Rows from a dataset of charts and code
• • • •
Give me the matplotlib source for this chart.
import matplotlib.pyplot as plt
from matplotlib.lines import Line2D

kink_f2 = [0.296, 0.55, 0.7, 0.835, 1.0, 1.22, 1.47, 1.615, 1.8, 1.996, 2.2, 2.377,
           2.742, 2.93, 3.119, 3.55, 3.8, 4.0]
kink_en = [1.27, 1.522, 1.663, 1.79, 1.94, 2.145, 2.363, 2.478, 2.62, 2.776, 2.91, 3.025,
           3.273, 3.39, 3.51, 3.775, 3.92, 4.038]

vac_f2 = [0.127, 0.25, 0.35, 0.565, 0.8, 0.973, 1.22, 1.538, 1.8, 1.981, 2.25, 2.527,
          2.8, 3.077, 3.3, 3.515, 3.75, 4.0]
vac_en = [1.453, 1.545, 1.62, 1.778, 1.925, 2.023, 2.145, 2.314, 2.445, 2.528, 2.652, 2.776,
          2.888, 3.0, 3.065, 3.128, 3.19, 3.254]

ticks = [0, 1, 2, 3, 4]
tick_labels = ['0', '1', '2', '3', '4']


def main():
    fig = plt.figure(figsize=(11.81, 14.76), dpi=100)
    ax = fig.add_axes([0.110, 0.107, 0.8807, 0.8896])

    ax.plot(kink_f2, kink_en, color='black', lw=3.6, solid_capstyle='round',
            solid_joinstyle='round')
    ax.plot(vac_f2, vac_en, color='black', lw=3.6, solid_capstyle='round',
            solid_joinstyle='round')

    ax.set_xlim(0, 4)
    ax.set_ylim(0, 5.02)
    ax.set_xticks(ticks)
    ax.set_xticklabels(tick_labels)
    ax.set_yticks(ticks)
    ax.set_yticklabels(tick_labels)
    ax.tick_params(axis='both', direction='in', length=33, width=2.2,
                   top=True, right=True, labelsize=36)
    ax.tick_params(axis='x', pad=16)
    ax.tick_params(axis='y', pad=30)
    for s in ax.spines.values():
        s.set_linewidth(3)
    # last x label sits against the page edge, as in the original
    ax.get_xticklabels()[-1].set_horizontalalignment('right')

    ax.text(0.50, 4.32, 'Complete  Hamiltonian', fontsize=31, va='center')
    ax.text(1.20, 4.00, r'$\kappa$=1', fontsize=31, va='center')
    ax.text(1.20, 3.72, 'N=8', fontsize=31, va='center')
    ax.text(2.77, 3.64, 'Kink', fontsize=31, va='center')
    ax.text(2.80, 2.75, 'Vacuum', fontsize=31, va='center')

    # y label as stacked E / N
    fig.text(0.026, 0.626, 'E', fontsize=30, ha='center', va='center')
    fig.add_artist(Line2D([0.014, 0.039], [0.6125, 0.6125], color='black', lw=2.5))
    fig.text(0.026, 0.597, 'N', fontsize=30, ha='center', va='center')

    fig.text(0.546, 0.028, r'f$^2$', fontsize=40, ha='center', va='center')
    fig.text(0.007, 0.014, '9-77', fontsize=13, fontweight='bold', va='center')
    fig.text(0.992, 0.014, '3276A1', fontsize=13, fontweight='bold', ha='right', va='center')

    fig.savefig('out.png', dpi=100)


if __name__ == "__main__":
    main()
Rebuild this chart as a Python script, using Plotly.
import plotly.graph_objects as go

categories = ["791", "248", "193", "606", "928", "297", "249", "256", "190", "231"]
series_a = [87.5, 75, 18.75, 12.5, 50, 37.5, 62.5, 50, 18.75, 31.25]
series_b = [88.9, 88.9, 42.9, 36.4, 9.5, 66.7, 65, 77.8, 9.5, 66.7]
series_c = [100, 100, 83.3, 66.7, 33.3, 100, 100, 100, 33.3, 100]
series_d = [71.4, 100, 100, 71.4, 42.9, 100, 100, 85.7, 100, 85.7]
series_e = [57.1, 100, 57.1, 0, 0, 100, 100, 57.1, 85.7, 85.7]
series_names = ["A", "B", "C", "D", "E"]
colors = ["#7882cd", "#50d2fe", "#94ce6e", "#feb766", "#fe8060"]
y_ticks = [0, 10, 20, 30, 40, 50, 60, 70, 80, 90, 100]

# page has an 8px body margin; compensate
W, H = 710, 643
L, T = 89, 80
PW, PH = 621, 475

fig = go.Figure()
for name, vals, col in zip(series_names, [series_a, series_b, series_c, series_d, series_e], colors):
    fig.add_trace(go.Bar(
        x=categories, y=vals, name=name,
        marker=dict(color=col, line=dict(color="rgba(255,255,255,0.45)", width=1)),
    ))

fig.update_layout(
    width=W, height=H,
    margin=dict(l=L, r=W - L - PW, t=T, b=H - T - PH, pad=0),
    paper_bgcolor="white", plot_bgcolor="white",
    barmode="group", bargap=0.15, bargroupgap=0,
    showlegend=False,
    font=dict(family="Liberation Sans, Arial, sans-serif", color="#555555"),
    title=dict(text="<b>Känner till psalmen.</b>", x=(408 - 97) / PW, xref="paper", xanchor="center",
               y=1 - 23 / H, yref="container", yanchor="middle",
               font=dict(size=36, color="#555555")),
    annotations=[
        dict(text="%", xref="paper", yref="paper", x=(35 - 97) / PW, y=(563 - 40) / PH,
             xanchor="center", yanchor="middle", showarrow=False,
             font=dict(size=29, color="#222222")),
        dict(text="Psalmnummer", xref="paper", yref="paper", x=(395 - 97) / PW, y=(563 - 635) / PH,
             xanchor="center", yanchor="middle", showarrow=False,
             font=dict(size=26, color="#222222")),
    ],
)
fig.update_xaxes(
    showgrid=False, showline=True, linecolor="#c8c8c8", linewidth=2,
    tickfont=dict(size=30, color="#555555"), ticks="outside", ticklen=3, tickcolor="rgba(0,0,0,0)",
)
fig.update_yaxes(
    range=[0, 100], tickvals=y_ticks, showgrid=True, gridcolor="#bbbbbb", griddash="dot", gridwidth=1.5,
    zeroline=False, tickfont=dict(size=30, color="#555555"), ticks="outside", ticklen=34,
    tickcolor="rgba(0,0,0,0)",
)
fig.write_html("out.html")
• • • •
_WRITTEN EXERCISE_.
Exact reproduction is required: output the lines from the start of the entries above through the line with "ax = fig.add_axes([0.110, 0.107, 0.8807, 0.8896])".

_ANSWER TO THIS EXERCISE_.
Give me the matplotlib source for this chart.
import matplotlib.pyplot as plt
from matplotlib.lines import Line2D

kink_f2 = [0.296, 0.55, 0.7, 0.835, 1.0, 1.22, 1.47, 1.615, 1.8, 1.996, 2.2, 2.377,
           2.742, 2.93, 3.119, 3.55, 3.8, 4.0]
kink_en = [1.27, 1.522, 1.663, 1.79, 1.94, 2.145, 2.363, 2.478, 2.62, 2.776, 2.91, 3.025,
           3.273, 3.39, 3.51, 3.775, 3.92, 4.038]

vac_f2 = [0.127, 0.25, 0.35, 0.565, 0.8, 0.973, 1.22, 1.538, 1.8, 1.981, 2.25, 2.527,
          2.8, 3.077, 3.3, 3.515, 3.75, 4.0]
vac_en = [1.453, 1.545, 1.62, 1.778, 1.925, 2.023, 2.145, 2.314, 2.445, 2.528, 2.652, 2.776,
          2.888, 3.0, 3.065, 3.128, 3.19, 3.254]

ticks = [0, 1, 2, 3, 4]
tick_labels = ['0', '1', '2', '3', '4']


def main():
    fig = plt.figure(figsize=(11.81, 14.76), dpi=100)
    ax = fig.add_axes([0.110, 0.107, 0.8807, 0.8896])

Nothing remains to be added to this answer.